When I was in college I had to read The Brothers Karamazov—all 913 pages worth. Because I was taking a full load of classes at the time, I ended up reading the book in daily, 20-page chunks over the course of nine or ten weeks. By the time I got to the end, I could hardly remember how the thing began.

So you can imagine how little I remember today. In fact, the only thing I recall even vaguely is a single chapter—a self-contained short story embedded within the larger narrative—a well-known piece entitled “The Grand Inquisitor.” It’s been 30-some years since I read it (so don’t hold me to this), but as I remember it, the essence of the story is this: Jesus returns to earth during the Inquisition, and in response to his many miracles the religious leaders—get this—sentence him to death. (I know: We’ve heard this before). They don’t really need Jesus anymore, the Inquisitor tells Him. They pretty much prefer life without Him.

Compare that reaction to the one found in the first chapter of the Gospel According to John, wherein we read of how Jesus came to know some of the men who would later become his closest friends and disciples. The passage describes a day on which John the Baptist was talking to a couple of his disciples. As the Lord passed by, the Baptist declared (in reference to Jesus): “Behold the Lamb of God!,” at which point the two disciples left John and went to follow Jesus instead:

Jesus turned, and saw them following, and saith unto them, What seek ye?  They said unto him, Rabbi, (which is to say, being interpreted, Master,) where dwellest thou? He saith unto them, Come and see. . . . One of the two . . . was Andrew, Simon Peter’s brother. He first findeth his own brother Simon, and saith unto him, We have found the Messias, which is, being interpreted, the Christ. (John 1:35-41)

I don’t know about you, but I would hate to be that Inquisitor dude—someone so caught up in life-as-I-know-it that I fail to recognize the best thing that has ever crossed my path. How much better to be Andrew, a man who knows a good thing when he sees it, one who is quick to follow good advice, eager to do what’s right, willing to tell others when he has found something worth sharing. Who wouldn’t rather be like that?

Even so, I find myself wondering: When was the last time I dropped everything to follow good counsel? How often have I overlooked or ignored or flat-out rejected an invitation to “come and see”? And when was the last time I made a point to share something truly meaningful and important with a friend?

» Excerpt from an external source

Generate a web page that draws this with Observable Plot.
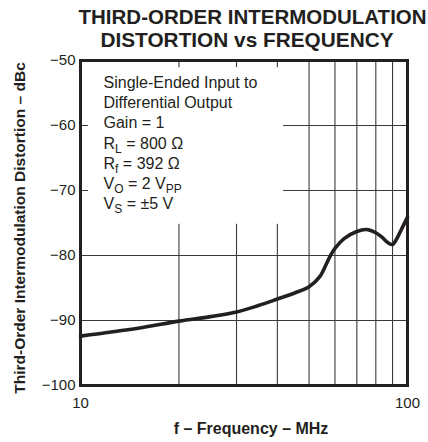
<!DOCTYPE html>
<html>
<head>
<meta charset="utf-8">
<script src="https://cdn.jsdelivr.net/npm/d3@7"></script>
<script src="https://cdn.jsdelivr.net/npm/@observablehq/plot@0.6"></script>
<style>
  html, body { margin: 0; padding: 0; background: white; overflow: hidden; }
</style>
</head>
<body>
<div id="chart"></div>
<script>
// ---- data ----
const titleLines = ["THIRD-ORDER INTERMODULATION", "DISTORTION vs FREQUENCY"];
const yLabel = "Third-Order Intermodulation Distortion – dBc";
const xLabel = "f – Frequency – MHz";

const freqMHz = [10, 15, 20, 25, 30, 35, 40, 45, 50, 54, 56, 58, 60, 64, 70, 75, 80, 84, 87, 90, 93, 96, 100];
const imdDbc  = [-92.4, -91.2, -90.1, -89.4, -88.7, -87.7, -86.7, -85.8, -84.8, -83.2, -81.7, -80.1, -78.9, -77.4, -76.3, -76.0, -76.5, -77.3, -78.0, -78.3, -77.3, -75.9, -74.1];

const xTicks = [10, 100];
const xGrid = [20, 30, 40, 50, 60, 70, 80, 90];
const yTicks = [-50, -60, -70, -80, -90, -100];
const yGrid = [-60, -70, -80, -90];

const noteLines = [
  "Single-Ended Input to",
  "Differential Output",
  "Gain = 1",
  "R_{L} = 800 Ω",
  "R_{f} = 392 Ω",
  "V_{O} = 2 V_{PP}",
  "V_{S} = ±5 V"
];

// ---- chart ----
const ink = "#231f20";
const data = freqMHz.map((f, i) => ({f, v: imdDbc[i]}));
// annotation box (data units) that masks the grid behind the notes
const noteBox = {x1: 10.58, x2: 41.8, y1: -75.2, y2: -51.1};

const marks = [
  Plot.ruleX(xGrid, {x: d => d, stroke: "#3a3a3a", strokeWidth: 1.1}),
  Plot.ruleY(yGrid, {y: d => d, stroke: "#3a3a3a", strokeWidth: 1.1}),
  Plot.rect([noteBox], {x1: "x1", x2: "x2", y1: "y1", y2: "y2", fill: "white"}),
  Plot.line(data, {x: "f", y: "v", stroke: ink, strokeWidth: 3.6, curve: "catmull-rom", strokeLinejoin: "round", strokeLinecap: "round"}),
  Plot.frame({stroke: ink, strokeWidth: 3}),
  Plot.text([titleLines[0]], {text: d => d, frameAnchor: "top-left", dx: -2, dy: -43, textAnchor: "start", lineAnchor: "middle", fontSize: 20.5, fontWeight: "bold", fill: ink}),
  Plot.text([titleLines[1]], {text: d => d, frameAnchor: "top", dx: 3, dy: -20, lineAnchor: "middle", fontSize: 20.8, fontWeight: "bold", fill: ink}),
  Plot.text([yLabel], {text: d => d, frameAnchor: "left", dx: -60, dy: 5, rotate: -90, textAnchor: "middle", lineAnchor: "middle", fontSize: 15.5, fontWeight: "bold", fill: ink}),
  Plot.text([xLabel], {text: d => d, frameAnchor: "bottom", dx: 7, dy: 43, lineAnchor: "middle", fontSize: 16, fontWeight: "bold", fill: ink}),
  ...noteLines.map((t, i) => Plot.text([t], {text: d => d, frameAnchor: "top-left", dx: 23, dy: 22 + i * 20.3, textAnchor: "start", lineAnchor: "middle", fontSize: 16, fill: ink}))
];

const plot = Plot.plot({
  width: 428,
  height: 442,
  marginLeft: 80,
  marginRight: 21,
  marginTop: 60,
  marginBottom: 57,
  style: {fontFamily: "'Liberation Sans', Arial, Helvetica, sans-serif", fontSize: "15px", color: ink, background: "white"},
  x: {type: "log", domain: [10, 100], ticks: xTicks, tickFormat: d => String(d), tickSize: 0, tickPadding: 12, label: null},
  y: {domain: [-100, -50], ticks: yTicks, tickSize: 0, tickPadding: 5, label: null},
  marks
});

// subscripts: turn "_{..}" into lowered, smaller tspans
plot.querySelectorAll("text").forEach(t => {
  const s = t.textContent;
  if (!s.includes("_{")) return;
  const parts = s.split(/_\{([^}]*)\}/);
  while (t.firstChild) t.removeChild(t.firstChild);
  const NS = "http://www.w3.org/2000/svg";
  let lowered = false;
  parts.forEach((p, i) => {
    if (p === "") return;
    const ts = document.createElementNS(NS, "tspan");
    ts.textContent = p;
    if (i % 2 === 1) {
      ts.setAttribute("font-size", "12");
      if (!lowered) { ts.setAttribute("dy", "4"); lowered = true; }
    } else if (lowered) {
      ts.setAttribute("dy", "-4"); lowered = false;
    }
    t.appendChild(ts);
  });
});

document.getElementById("chart").appendChild(plot);
</script>
</body>
</html>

Well, today I’d like to try to remedy that. Today I want to get in touch with my Inner Andrew and share with a friend something truly meaningful and important: This coming weekend (October 6 and 7) is the LDS Church’s semi-annual General Conference. During that Conference, you can hear from a living prophet of God and 12 real live apostles. They will speak truth and inspiration, the sorts of words that will help lead you to eternal happiness.  You can watch them from your favorite lounge chair, either on the BYU Channel or via a live online stream.

I can’t think of any better way to spend a few hours on a weekend. Come and see.